Problem statement: Take the material below and extract the lines from the one with "Recreate this image" through the one with "return fig.add_axes([x0 /", word for word, without pictures.

Records:
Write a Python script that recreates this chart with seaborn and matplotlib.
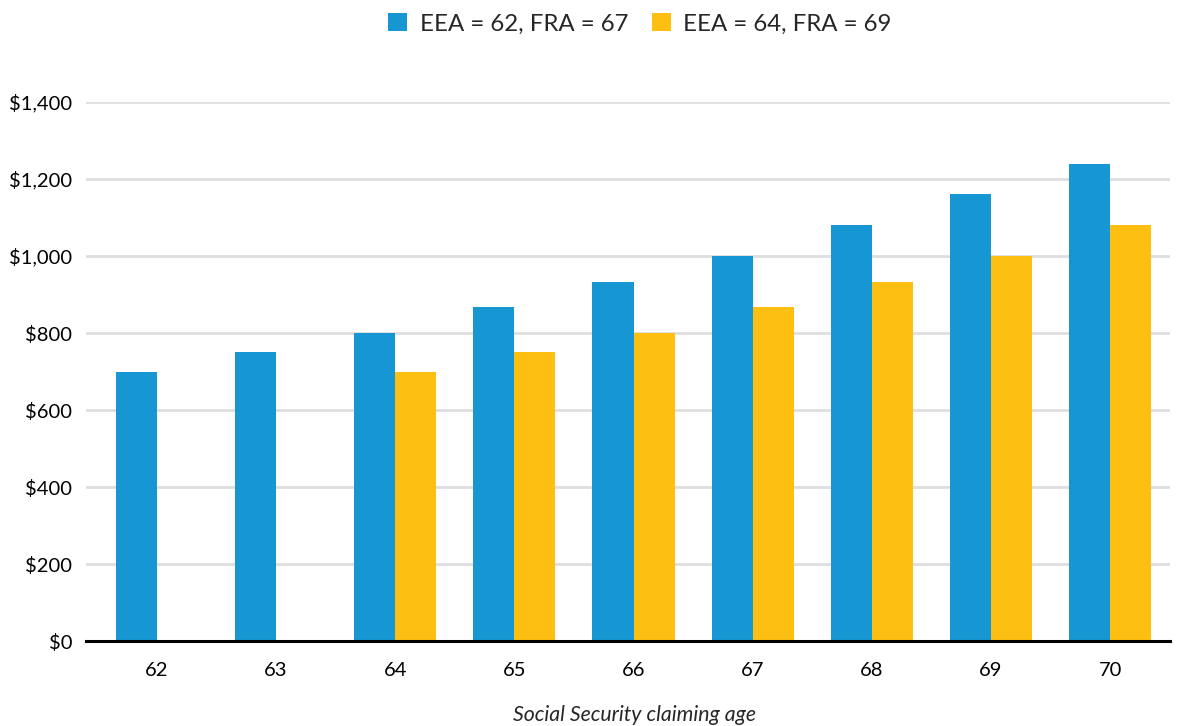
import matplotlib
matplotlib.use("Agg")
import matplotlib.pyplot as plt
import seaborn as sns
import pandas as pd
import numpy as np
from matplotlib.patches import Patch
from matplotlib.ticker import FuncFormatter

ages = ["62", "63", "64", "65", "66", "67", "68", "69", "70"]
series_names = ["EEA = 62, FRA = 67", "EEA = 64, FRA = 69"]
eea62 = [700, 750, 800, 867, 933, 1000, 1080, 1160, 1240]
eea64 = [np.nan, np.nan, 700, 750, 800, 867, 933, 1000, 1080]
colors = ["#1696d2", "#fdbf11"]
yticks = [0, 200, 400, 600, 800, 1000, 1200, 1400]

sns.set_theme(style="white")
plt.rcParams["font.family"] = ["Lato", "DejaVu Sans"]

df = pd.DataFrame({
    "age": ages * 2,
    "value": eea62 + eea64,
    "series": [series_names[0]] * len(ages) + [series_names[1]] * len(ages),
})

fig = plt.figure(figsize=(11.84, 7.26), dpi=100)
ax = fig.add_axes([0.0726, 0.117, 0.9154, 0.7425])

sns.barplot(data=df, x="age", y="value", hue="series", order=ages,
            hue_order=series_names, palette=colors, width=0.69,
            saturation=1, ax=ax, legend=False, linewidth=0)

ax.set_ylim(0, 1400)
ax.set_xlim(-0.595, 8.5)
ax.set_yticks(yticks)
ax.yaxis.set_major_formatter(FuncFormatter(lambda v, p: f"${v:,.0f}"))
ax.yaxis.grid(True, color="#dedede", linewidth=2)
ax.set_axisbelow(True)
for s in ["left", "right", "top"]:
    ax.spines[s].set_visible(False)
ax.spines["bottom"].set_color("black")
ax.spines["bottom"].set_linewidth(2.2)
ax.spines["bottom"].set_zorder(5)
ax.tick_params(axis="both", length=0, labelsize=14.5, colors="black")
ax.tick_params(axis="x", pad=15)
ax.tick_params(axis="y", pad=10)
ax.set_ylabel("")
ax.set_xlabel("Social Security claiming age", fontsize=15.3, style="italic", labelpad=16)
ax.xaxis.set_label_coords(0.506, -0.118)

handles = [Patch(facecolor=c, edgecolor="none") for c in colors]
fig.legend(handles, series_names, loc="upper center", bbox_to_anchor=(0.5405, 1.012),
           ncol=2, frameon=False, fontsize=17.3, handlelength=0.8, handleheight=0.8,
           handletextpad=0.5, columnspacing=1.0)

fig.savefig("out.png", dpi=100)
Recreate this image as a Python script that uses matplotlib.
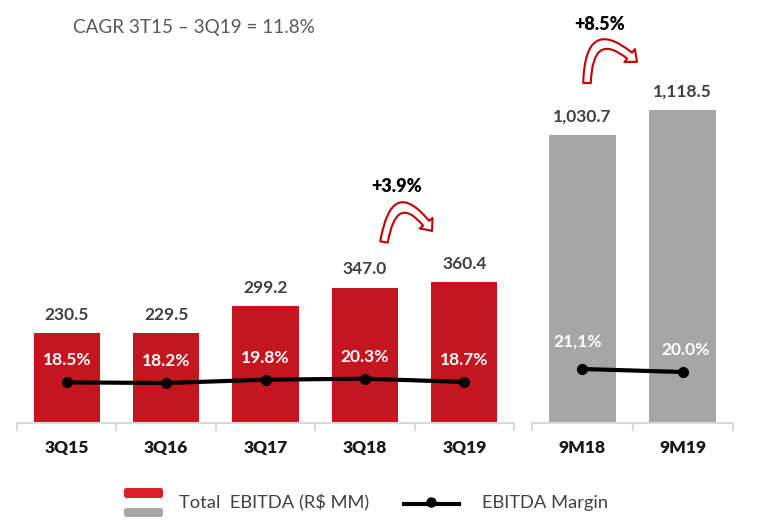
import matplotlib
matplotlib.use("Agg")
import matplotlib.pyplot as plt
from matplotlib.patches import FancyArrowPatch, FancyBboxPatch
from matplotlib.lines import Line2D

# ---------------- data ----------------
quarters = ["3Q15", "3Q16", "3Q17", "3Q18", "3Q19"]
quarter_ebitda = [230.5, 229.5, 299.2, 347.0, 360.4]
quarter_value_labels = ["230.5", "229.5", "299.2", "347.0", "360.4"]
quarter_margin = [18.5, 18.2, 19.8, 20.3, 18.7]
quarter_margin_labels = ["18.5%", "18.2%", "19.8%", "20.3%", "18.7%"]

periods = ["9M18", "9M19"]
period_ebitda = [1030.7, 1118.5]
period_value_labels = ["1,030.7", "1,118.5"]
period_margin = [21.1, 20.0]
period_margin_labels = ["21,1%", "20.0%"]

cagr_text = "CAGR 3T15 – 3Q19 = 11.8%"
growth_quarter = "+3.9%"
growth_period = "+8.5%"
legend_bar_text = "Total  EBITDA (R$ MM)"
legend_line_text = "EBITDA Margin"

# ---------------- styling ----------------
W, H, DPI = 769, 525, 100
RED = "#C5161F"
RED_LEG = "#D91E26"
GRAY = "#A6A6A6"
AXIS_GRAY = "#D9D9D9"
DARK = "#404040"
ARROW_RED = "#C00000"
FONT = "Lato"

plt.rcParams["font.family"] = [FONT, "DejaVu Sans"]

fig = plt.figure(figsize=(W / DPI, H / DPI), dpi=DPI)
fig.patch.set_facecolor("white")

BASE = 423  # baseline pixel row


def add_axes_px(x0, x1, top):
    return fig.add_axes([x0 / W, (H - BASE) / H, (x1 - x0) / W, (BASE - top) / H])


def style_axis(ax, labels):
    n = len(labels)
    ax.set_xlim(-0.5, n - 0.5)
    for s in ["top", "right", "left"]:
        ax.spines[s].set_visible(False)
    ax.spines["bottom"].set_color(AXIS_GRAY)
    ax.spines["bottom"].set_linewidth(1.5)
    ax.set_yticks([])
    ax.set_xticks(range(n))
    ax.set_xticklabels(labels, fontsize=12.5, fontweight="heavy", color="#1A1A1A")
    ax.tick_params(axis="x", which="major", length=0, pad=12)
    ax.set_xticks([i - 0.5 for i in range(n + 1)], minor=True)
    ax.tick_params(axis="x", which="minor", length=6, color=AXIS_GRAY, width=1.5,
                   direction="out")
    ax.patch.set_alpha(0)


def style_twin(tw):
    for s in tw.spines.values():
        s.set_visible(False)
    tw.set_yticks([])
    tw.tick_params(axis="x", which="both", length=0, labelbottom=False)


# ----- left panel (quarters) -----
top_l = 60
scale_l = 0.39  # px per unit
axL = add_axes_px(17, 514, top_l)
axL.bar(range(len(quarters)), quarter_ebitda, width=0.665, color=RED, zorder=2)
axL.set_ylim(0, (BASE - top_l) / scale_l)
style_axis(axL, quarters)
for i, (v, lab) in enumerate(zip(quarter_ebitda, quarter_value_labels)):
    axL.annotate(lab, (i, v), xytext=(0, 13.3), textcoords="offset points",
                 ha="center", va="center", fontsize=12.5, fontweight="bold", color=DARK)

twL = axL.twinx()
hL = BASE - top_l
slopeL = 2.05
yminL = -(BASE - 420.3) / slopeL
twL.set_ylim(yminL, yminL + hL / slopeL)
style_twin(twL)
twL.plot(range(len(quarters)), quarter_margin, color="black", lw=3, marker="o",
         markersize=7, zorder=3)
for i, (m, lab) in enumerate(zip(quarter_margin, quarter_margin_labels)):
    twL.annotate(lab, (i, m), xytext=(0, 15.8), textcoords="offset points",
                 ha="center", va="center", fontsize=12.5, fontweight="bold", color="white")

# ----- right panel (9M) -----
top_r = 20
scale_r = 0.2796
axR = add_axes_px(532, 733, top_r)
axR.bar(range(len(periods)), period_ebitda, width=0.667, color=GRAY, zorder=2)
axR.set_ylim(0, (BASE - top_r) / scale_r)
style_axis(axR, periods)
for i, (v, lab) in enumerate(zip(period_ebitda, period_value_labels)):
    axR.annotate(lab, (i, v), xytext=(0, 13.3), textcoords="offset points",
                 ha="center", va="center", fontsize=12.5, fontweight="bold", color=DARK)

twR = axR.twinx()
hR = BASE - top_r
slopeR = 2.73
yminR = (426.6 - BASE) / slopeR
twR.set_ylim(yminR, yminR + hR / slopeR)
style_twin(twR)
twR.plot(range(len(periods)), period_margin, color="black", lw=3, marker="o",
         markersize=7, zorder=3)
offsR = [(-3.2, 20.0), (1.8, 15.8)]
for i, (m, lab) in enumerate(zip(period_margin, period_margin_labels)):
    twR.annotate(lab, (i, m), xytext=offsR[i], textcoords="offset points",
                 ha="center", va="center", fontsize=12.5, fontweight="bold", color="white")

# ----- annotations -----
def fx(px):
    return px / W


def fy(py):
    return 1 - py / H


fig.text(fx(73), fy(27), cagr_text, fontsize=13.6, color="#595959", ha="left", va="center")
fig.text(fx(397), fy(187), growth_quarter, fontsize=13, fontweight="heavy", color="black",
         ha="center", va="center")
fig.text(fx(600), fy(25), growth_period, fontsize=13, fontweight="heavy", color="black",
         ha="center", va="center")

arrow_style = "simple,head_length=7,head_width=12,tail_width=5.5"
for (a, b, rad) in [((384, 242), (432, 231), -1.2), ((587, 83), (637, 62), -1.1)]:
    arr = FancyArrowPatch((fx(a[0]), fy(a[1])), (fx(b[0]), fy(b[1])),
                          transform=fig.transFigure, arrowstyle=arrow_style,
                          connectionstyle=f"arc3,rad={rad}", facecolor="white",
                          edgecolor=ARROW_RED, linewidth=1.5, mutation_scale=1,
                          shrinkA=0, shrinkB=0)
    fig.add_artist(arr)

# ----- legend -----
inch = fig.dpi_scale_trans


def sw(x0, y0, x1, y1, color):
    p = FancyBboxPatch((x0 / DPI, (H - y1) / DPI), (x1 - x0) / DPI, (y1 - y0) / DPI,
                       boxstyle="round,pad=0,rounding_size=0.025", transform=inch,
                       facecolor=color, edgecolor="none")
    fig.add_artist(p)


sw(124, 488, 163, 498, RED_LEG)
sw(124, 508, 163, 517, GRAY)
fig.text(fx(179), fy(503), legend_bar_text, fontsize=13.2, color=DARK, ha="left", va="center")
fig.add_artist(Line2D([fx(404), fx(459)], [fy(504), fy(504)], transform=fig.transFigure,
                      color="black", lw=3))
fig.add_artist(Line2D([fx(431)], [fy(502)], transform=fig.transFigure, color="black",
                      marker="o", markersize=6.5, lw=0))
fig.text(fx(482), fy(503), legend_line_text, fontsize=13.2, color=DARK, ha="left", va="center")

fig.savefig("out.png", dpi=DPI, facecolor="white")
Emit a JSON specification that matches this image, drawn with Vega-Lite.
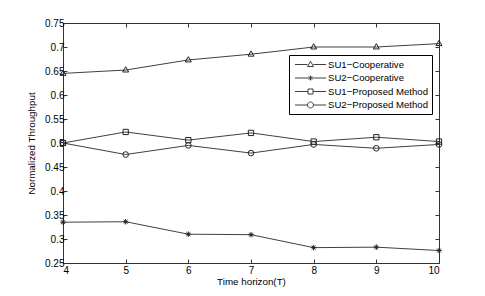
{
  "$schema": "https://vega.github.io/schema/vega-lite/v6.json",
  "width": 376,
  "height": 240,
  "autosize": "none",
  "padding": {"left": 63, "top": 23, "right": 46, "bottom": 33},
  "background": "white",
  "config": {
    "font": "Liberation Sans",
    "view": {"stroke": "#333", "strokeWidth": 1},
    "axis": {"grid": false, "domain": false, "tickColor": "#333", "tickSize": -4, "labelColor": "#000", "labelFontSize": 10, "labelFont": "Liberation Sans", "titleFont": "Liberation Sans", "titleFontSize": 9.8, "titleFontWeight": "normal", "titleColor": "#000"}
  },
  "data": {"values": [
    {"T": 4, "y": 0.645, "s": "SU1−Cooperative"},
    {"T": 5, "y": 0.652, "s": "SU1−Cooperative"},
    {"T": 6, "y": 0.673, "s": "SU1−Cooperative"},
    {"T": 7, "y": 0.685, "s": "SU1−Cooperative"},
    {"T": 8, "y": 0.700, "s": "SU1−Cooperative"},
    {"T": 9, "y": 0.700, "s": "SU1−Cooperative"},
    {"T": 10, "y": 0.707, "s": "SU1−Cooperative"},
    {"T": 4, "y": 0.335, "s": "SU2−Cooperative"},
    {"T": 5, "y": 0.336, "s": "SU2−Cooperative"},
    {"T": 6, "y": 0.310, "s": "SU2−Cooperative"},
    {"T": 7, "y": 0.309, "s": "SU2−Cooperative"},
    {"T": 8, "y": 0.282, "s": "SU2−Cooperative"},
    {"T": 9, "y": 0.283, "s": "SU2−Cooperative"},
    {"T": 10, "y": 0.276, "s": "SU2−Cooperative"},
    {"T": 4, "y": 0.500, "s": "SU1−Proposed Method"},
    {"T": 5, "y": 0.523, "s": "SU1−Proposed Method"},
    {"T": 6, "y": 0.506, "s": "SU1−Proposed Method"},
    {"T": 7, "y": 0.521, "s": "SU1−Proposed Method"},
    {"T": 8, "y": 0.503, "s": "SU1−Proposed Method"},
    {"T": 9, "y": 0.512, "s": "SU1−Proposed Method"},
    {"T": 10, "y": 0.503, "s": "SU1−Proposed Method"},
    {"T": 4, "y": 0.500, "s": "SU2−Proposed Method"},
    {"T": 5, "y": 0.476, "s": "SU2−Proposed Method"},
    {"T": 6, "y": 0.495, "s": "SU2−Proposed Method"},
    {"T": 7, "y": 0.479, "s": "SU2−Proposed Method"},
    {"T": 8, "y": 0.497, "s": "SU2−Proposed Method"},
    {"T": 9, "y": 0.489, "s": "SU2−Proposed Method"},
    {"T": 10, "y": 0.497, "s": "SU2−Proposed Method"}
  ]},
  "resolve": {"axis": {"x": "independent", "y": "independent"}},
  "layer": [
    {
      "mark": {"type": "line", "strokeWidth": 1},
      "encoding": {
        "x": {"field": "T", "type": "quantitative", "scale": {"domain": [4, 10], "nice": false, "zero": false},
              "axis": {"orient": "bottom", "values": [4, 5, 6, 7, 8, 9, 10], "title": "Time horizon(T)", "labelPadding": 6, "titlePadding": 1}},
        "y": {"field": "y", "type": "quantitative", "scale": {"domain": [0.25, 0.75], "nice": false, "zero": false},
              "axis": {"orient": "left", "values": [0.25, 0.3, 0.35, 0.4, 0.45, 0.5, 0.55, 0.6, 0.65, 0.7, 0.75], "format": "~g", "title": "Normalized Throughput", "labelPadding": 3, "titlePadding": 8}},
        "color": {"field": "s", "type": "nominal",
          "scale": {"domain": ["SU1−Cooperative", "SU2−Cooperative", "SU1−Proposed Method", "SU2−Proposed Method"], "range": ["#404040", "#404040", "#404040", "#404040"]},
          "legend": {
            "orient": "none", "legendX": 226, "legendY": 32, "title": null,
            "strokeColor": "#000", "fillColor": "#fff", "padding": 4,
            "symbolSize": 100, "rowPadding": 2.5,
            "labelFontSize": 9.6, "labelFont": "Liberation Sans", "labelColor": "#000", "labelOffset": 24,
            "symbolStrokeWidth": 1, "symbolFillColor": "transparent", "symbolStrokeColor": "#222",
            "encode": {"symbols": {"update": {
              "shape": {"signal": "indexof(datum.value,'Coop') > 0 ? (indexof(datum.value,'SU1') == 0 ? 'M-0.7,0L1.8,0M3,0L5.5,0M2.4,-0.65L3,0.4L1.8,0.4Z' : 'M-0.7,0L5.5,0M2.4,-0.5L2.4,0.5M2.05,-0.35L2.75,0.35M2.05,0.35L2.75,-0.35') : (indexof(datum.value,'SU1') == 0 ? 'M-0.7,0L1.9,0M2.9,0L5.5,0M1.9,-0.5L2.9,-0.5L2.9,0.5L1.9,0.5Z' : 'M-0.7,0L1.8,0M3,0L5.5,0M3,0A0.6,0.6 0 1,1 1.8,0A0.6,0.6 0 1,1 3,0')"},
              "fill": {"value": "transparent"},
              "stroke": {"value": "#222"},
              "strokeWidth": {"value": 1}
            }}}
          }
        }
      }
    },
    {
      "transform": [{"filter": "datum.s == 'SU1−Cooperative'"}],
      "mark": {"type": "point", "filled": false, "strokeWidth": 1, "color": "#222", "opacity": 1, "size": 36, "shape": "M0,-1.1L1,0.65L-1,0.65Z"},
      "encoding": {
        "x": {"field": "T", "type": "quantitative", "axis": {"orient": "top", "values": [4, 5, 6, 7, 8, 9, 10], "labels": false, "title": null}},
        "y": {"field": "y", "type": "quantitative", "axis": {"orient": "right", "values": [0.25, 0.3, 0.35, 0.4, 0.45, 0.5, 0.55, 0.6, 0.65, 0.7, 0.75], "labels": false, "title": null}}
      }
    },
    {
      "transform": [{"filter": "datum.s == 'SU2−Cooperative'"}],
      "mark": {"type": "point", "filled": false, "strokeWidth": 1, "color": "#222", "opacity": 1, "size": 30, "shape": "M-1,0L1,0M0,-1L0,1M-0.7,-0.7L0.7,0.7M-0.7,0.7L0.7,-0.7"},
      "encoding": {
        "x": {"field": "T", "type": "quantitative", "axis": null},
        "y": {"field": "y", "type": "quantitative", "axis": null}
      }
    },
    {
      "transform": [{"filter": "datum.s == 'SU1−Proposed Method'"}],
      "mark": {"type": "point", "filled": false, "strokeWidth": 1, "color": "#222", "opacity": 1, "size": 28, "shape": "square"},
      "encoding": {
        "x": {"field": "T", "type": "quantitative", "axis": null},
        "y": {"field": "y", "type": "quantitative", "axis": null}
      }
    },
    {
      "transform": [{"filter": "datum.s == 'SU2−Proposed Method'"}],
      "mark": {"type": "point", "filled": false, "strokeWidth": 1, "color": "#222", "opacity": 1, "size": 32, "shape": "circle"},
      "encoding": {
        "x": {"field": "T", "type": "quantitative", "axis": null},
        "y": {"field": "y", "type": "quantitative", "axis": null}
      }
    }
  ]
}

Task output:
Recreate this image as a Python script that uses matplotlib.
import matplotlib
matplotlib.use("Agg")
import matplotlib.pyplot as plt
from matplotlib.patches import FancyArrowPatch, FancyBboxPatch
from matplotlib.lines import Line2D

# ---------------- data ----------------
quarters = ["3Q15", "3Q16", "3Q17", "3Q18", "3Q19"]
quarter_ebitda = [230.5, 229.5, 299.2, 347.0, 360.4]
quarter_value_labels = ["230.5", "229.5", "299.2", "347.0", "360.4"]
quarter_margin = [18.5, 18.2, 19.8, 20.3, 18.7]
quarter_margin_labels = ["18.5%", "18.2%", "19.8%", "20.3%", "18.7%"]

periods = ["9M18", "9M19"]
period_ebitda = [1030.7, 1118.5]
period_value_labels = ["1,030.7", "1,118.5"]
period_margin = [21.1, 20.0]
period_margin_labels = ["21,1%", "20.0%"]

cagr_text = "CAGR 3T15 – 3Q19 = 11.8%"
growth_quarter = "+3.9%"
growth_period = "+8.5%"
legend_bar_text = "Total  EBITDA (R$ MM)"
legend_line_text = "EBITDA Margin"

# ---------------- styling ----------------
W, H, DPI = 769, 525, 100
RED = "#C5161F"
RED_LEG = "#D91E26"
GRAY = "#A6A6A6"
AXIS_GRAY = "#D9D9D9"
DARK = "#404040"
ARROW_RED = "#C00000"
FONT = "Lato"

plt.rcParams["font.family"] = [FONT, "DejaVu Sans"]

fig = plt.figure(figsize=(W / DPI, H / DPI), dpi=DPI)
fig.patch.set_facecolor("white")

BASE = 423  # baseline pixel row


def add_axes_px(x0, x1, top):
    return fig.add_axes([x0 / W, (H - BASE) / H, (x1 - x0) / W, (BASE - top) / H])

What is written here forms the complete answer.